Cheerskep: If I may metacommunicate: I'm not sure what the aim of all this
is: to win minds and hearts to the non-noun side, to have invigorating and
vigorous discussions, to triumph over the naive. Or something else.
Whatever the aim, I DO understand that you discriminate between a verb and
an object or noun, which I, if not you, associate with each other. To me, it
is nonsense to affirm a verb and to simultaneously deny its product or
result or consequent. I understand that you do. I'm willing to leave it at
that.
I DO accept that it is our minds that do the acting and that words are an
agreed-on way of communicating something like what we mean to others. I
think that the "something like" is pretty similar when men are propelled
into outer space and return or when brain surgery is performed. You, of
course, are free to disagree.
Geoff C
From: [EMAIL PROTECTED]
Reply-To: [email protected]
To: [email protected]
Subject: Re: Connecting and "relationships"

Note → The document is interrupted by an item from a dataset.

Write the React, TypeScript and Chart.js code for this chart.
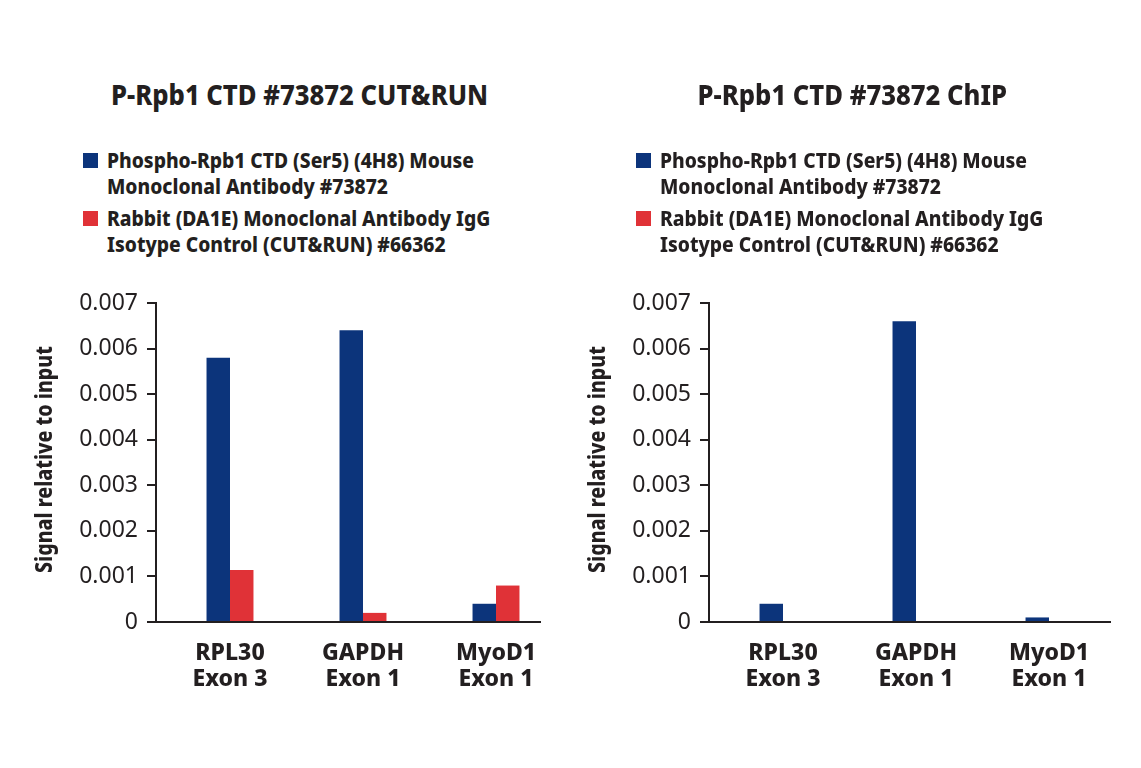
import React, { useEffect, useMemo, useRef } from "react";
import { Chart, registerables } from "chart.js";

Chart.register(...registerables);

// ---- data ----
const categories: string[][] = [
  ["RPL30", "Exon 3"],
  ["GAPDH", "Exon 1"],
  ["MyoD1", "Exon 1"],
];
const cutRunPhospho = [0.0058, 0.0064, 0.0004];
const cutRunIgG = [0.00114, 0.0002, 0.0008];
const chipPhospho = [0.0004, 0.0066, 0.0001];
const chipIgG = [0, 0, 0];
const yTickValues = [0, 0.001, 0.002, 0.003, 0.004, 0.005, 0.006, 0.007];
const yTickLabels = ["0", "0.001", "0.002", "0.003", "0.004", "0.005", "0.006", "0.007"];
const seriesNames = [
  ["Phospho-Rpb1 CTD (Ser5) (4H8) Mouse", "Monoclonal Antibody #73872"],
  ["Rabbit (DA1E) Monoclonal Antibody IgG", "Isotype Control (CUT&RUN) #66362"],
];
const titles = ["P-Rpb1 CTD #73872 CUT&RUN", "P-Rpb1 CTD #73872 ChIP"];
const yAxisTitle = "Signal relative to input";

const BLUE = "#0c347b";
const RED = "#e03237";
const TEXT = "#231f20";
const FALLBACK = '"DejaVu Sans Condensed", sans-serif';
const HEAVY = "800";

type FontChoice = { family: string; stretch: string };

function pickFont(): FontChoice {
  const ctx = document.createElement("canvas").getContext("2d")!;
  const cands: FontChoice[] = [
    { family: '"Liberation Sans Narrow"', stretch: "normal" },
    { family: '"Noto Sans"', stretch: "condensed" },
    { family: '"Open Sans"', stretch: "condensed" },
    { family: '"Noto Sans Condensed"', stretch: "normal" },
    { family: '"DejaVu Sans Condensed"', stretch: "normal" },
  ];
  let best = cands[cands.length - 1];
  let bestErr = Infinity;
  for (const c of cands) {
    const st = c.stretch === "normal" ? "" : c.stretch + " ";
    ctx.font = `bold ${st}29px ${c.family}, ${FALLBACK}`;
    const w = ctx.measureText(titles[0]).width;
    const err = Math.abs(w - 377);
    if (err < bestErr - 0.5) {
      bestErr = err;
      best = c;
    }
  }
  return best;
}

function measure(text: string, font: string): number {
  const ctx = document.createElement("canvas").getContext("2d")!;
  ctx.font = font;
  return ctx.measureText(text).width;
}

type PanelProps = {
  left: number;
  title: string;
  series: number[][];
  canvasWidth: number;
  axisWidth: number;
  font: FontChoice;
};

function BarPanel({ left, title, series, canvasWidth, axisWidth, font }: PanelProps) {
  const ref = useRef<HTMLCanvasElement | null>(null);
  const fam = `${font.family}, ${FALLBACK}`;
  const st = font.stretch === "normal" ? "" : " " + font.stretch;
  const boldW = HEAVY + st;
  const normW = "normal" + st;
  const unit = 133;
  const xMin = -74 / unit;
  const xMax = xMin + axisWidth / unit;

  useEffect(() => {
    if (!ref.current) return;
    const colors = [BLUE, RED];
    const yTitlePlugin = {
      id: "yTitle",
      afterDraw(chart: any) {
        const { ctx, chartArea } = chart;
        ctx.save();
        ctx.font = `${boldW} 23px ${fam}`;
        const w = ctx.measureText(yAxisTitle).width;
        const sx = Math.min(1.1, 227 / w);
        ctx.translate(45, (chartArea.top + chartArea.bottom) / 2 - 3);
        ctx.rotate(-Math.PI / 2);
        ctx.scale(sx, 1);
        ctx.fillStyle = TEXT;
        ctx.textAlign = "center";
        ctx.textBaseline = "middle";
        ctx.fillText(yAxisTitle, 0, 0);
        ctx.restore();
      },
    };
    const chart = new Chart(ref.current, {
      type: "bar",
      data: {
        datasets: series.map((vals, di) => ({
          label: seriesNames[di].join(" "),
          data: vals.map((v, i) => ({ x: i, y: v })),
          backgroundColor: colors[di],
          borderWidth: 0,
          categoryPercentage: 0.353,
          barPercentage: 1,
        })),
      },
      options: {
        animation: false,
        responsive: false,
        events: [],
        layout: { padding: { left: 0, right: canvasWidth - 156 - axisWidth, top: 23, bottom: 0 } },
        plugins: { legend: { display: false }, tooltip: { enabled: false }, title: { display: false } },
        scales: {
          x: {
            type: "linear",
            min: xMin,
            max: xMax,
            offset: false,
            grid: { display: false },
            border: { display: true, color: TEXT, width: 2 },
            afterBuildTicks: (scale: any) => {
              scale.ticks = categories.map((_, i) => ({ value: i }));
            },
            afterFit: (scale: any) => {
              scale.height = 78;
            },
            ticks: {
              autoSkip: false,
              maxRotation: 0,
              minRotation: 0,
              padding: 10,
              color: TEXT,
              font: { family: fam, size: 23, weight: boldW, lineHeight: 1.15 },
              callback: (v: any) => categories[v as number] ?? "",
            },
          },
          y: {
            min: 0,
            max: 0.007,
            grid: {
              display: true,
              drawOnChartArea: false,
              drawTicks: true,
              tickLength: 9,
              color: TEXT,
              lineWidth: 2,
            },
            border: { display: true, color: TEXT, width: 2 },
            afterBuildTicks: (scale: any) => {
              scale.ticks = yTickValues.map((v) => ({ value: v }));
            },
            afterFit: (scale: any) => {
              scale.width = 156;
            },
            ticks: {
              padding: 9,
              color: TEXT,
              font: { family: fam, size: 23, weight: normW },
              callback: (v: any) => {
                const idx = yTickValues.findIndex((t) => Math.abs(t - (v as number)) < 1e-9);
                return idx >= 0 ? yTickLabels[idx] : "";
              },
            },
          },
        },
      },
      plugins: [yTitlePlugin],
    } as any);
    return () => chart.destroy();
  }, []);

  const titleScale = Math.min(1.1, 377 / measure(titles[0], `${boldW} 29px ${fam}`));
  const legendScale = Math.min(1.1, 367 / measure(seriesNames[0][0], `${boldW} 21px ${fam}`));
  const legendTops = [147, 205];
  return (
    <div style={{ position: "absolute", left, top: 0, width: canvasWidth, height: 768 }}>
      <div
        style={{
          position: "absolute",
          left: 0,
          width: 599,
          top: 78,
          textAlign: "center",
        }}
      >
        <span
          style={{
            display: "inline-block",
            lineHeight: "31px",
            fontSize: 29,
            fontWeight: HEAVY as any,
            fontFamily: fam,
            fontStretch: font.stretch,
            color: TEXT,
            whiteSpace: "nowrap",
            transform: `scaleX(${titleScale})`,
            transformOrigin: "center top",
          }}
        >
          {title}
        </span>
      </div>
      {seriesNames.map((lines, i) => (
        <div key={i}>
          <div
            style={{
              position: "absolute",
              left: 83,
              top: legendTops[i] + 6,
              width: 15,
              height: 15,
              background: i === 0 ? BLUE : RED,
            }}
          />
          <div
            style={{
              position: "absolute",
              left: 107,
              top: legendTops[i],
              fontSize: 21,
              lineHeight: "26px",
              fontWeight: HEAVY as any,
              fontFamily: fam,
              fontStretch: font.stretch,
              color: TEXT,
              whiteSpace: "nowrap",
              transform: `scaleX(${legendScale})`,
              transformOrigin: "left top",
            }}
          >
            {lines.map((l, j) => (
              <div key={j}>{l}</div>
            ))}
          </div>
        </div>
      ))}
      <canvas
        ref={ref}
        width={canvasWidth}
        height={420}
        style={{ position: "absolute", left: 0, top: 280, width: canvasWidth, height: 420 }}
      />
    </div>
  );
}

export default function App() {
  const font = useMemo(() => pickFont(), []);
  return (
    <div
      style={{
        position: "absolute",
        left: 0,
        top: 0,
        width: 1141,
        height: 768,
        background: "#ffffff",
        overflow: "hidden",
      }}
    >
      <BarPanel left={0} title={titles[0]} series={[cutRunPhospho, cutRunIgG]} canvasWidth={560} axisWidth={384} font={font} />
      <BarPanel left={553} title={titles[1]} series={[chipPhospho, chipIgG]} canvasWidth={580} axisWidth={401} font={font} />
    </div>
  );
}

Date: Sun, 12 Oct 2008 15:42:13 EDT
Geoff writes:
> Cheerskep: Good luck on convincing many of us on the concept that minds
can
> operate to "associate" but that that does not mean that the product, in
> person's minds, of "associating" is not "associations".
> Geoff C
>
> Again-- my failure to be as clear as I could have been (though I did
suggest
I was aware I was keeping it unsatisfactorally brief.) Granted: we use the
word 'associations' in two different ways.
Try this: Distinguish between the act of associating and its "product", the
way you would distinguish between an author's act of writing and his
resultant
"writings". I infer you what you have in with the word 'product' is
indeed
an entity, albeit a notional one -- the notion subsequent to the act of
associating. Unfortunately for me, we are used to using 'association' both
ways.
Compare "She uses association to summon up her associations." to "She
uses
association to summon up her poetic imagery."
What we have in mind when we talk of the act of associating is not
identical
to its product. The first is an action, the second an object. The alleged
act
of "relating" is not identical to either of the allegedly "related"
objects.
Indeed, I'm going beyond that. I'm saying that the alleged act of
relating is
chimerical, just as the alleged acts of "referring to", "signifying",
"naming" (when imputed to the "name") and "meaning" are chimerical.
Not totally clear, but clearer maybe?